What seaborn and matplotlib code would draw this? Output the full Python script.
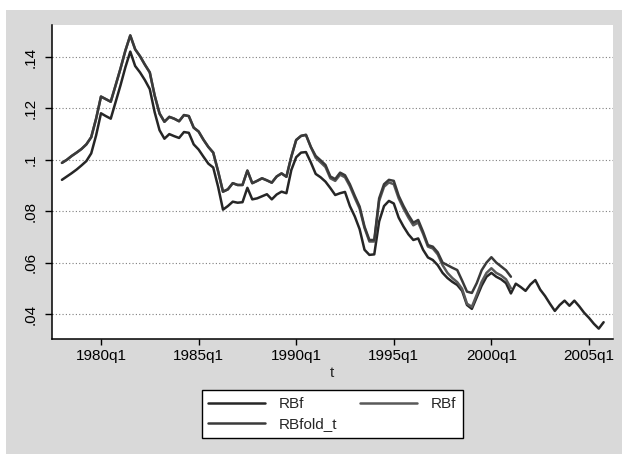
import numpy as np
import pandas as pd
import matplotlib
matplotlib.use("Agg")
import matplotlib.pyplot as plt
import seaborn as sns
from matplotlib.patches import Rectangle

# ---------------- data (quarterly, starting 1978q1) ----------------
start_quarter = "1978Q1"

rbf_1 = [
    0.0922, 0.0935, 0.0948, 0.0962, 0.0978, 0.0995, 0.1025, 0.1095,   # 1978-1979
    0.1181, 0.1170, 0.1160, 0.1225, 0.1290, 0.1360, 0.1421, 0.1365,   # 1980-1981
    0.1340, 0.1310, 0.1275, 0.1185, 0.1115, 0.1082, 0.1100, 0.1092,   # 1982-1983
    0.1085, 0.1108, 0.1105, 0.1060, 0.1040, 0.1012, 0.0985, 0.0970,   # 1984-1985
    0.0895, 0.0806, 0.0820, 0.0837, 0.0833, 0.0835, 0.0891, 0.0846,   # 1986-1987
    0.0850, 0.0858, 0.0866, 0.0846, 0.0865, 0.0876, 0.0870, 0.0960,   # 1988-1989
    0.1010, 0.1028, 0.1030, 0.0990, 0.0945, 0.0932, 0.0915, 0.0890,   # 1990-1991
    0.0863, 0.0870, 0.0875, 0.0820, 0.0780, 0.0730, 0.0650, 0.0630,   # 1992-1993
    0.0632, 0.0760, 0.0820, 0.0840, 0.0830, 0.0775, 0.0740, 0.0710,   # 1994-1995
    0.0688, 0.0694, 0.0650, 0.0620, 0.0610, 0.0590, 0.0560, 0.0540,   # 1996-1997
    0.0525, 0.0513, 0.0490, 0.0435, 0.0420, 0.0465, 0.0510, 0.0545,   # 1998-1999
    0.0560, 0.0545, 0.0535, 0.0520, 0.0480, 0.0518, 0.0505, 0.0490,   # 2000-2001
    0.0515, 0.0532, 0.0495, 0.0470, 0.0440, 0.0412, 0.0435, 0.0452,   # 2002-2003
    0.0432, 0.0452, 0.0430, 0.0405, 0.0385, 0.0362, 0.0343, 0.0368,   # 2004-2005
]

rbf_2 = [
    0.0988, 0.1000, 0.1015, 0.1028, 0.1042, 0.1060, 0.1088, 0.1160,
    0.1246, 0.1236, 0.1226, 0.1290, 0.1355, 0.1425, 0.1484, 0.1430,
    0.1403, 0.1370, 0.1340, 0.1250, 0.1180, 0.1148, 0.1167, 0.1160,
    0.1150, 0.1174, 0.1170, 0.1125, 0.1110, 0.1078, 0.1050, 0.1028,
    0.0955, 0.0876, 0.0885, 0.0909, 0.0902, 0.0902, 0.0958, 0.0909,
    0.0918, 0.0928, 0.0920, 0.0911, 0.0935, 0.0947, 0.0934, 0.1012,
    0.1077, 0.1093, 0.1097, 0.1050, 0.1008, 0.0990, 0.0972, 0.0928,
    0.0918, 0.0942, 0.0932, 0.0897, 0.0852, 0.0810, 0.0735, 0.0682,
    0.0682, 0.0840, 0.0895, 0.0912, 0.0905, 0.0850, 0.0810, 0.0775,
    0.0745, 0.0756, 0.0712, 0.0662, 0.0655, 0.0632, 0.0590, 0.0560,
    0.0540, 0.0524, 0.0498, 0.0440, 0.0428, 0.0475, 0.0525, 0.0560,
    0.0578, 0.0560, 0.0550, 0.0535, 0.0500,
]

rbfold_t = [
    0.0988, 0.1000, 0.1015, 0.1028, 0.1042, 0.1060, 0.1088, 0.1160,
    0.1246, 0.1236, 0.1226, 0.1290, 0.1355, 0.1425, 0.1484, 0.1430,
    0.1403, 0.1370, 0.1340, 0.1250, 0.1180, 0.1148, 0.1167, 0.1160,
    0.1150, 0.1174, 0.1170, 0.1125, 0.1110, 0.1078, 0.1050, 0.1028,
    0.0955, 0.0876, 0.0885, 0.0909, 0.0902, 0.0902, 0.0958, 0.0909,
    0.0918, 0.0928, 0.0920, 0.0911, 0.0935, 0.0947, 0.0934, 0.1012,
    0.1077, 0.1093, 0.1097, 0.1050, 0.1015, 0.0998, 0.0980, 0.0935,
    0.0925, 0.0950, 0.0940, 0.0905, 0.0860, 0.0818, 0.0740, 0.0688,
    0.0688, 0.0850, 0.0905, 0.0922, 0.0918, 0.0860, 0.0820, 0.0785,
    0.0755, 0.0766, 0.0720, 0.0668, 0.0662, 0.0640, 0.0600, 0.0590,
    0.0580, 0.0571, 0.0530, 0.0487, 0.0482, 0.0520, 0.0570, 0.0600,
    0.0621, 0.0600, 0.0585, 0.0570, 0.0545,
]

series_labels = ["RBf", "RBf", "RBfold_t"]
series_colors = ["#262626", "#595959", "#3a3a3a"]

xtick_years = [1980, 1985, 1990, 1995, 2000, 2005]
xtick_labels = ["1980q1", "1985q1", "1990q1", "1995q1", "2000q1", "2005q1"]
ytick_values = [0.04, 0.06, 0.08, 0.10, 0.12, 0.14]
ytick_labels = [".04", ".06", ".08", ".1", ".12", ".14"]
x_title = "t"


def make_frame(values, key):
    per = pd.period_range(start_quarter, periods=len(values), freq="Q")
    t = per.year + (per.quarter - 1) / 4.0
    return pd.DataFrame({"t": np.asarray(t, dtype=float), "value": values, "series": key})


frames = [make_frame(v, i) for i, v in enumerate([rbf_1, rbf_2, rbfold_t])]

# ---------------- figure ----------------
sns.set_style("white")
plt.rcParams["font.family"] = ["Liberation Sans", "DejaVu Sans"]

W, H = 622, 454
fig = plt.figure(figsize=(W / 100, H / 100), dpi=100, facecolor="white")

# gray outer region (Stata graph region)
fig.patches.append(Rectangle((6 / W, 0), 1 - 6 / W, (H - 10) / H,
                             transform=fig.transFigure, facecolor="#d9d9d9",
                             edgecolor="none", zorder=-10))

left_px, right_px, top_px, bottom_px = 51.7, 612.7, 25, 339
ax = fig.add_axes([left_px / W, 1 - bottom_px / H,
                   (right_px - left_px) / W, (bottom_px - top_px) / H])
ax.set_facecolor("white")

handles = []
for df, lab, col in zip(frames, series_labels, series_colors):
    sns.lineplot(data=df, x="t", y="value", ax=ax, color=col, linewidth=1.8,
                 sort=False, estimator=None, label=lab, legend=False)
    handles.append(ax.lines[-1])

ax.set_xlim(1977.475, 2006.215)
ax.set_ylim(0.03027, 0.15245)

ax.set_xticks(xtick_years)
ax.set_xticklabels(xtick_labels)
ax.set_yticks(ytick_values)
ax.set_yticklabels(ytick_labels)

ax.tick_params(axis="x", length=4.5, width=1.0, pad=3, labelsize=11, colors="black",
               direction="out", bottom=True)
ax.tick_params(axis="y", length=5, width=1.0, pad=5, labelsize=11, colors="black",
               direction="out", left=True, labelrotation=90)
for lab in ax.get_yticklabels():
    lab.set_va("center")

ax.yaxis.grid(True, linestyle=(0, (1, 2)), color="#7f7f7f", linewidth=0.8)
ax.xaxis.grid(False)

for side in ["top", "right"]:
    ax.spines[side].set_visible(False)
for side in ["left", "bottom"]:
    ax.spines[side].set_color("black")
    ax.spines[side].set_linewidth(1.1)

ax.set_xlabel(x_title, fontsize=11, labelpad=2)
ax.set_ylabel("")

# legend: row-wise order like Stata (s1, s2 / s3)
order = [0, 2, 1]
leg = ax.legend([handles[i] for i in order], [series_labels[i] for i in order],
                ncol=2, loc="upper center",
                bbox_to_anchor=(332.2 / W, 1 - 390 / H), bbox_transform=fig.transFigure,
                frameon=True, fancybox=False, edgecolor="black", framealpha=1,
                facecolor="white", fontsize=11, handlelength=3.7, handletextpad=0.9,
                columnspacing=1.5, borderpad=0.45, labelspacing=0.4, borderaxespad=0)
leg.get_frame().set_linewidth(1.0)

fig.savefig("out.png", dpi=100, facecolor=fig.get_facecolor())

§

> What to do:
Write out each line of the listing above, exactly, from its first line to the line holding "from matplotlib.patches import Rectangle", inclusive. Skip the pictures.

> Task solution:
What seaborn and matplotlib code would draw this? Output the full Python script.
import numpy as np
import pandas as pd
import matplotlib
matplotlib.use("Agg")
import matplotlib.pyplot as plt
import seaborn as sns
from matplotlib.patches import Rectangle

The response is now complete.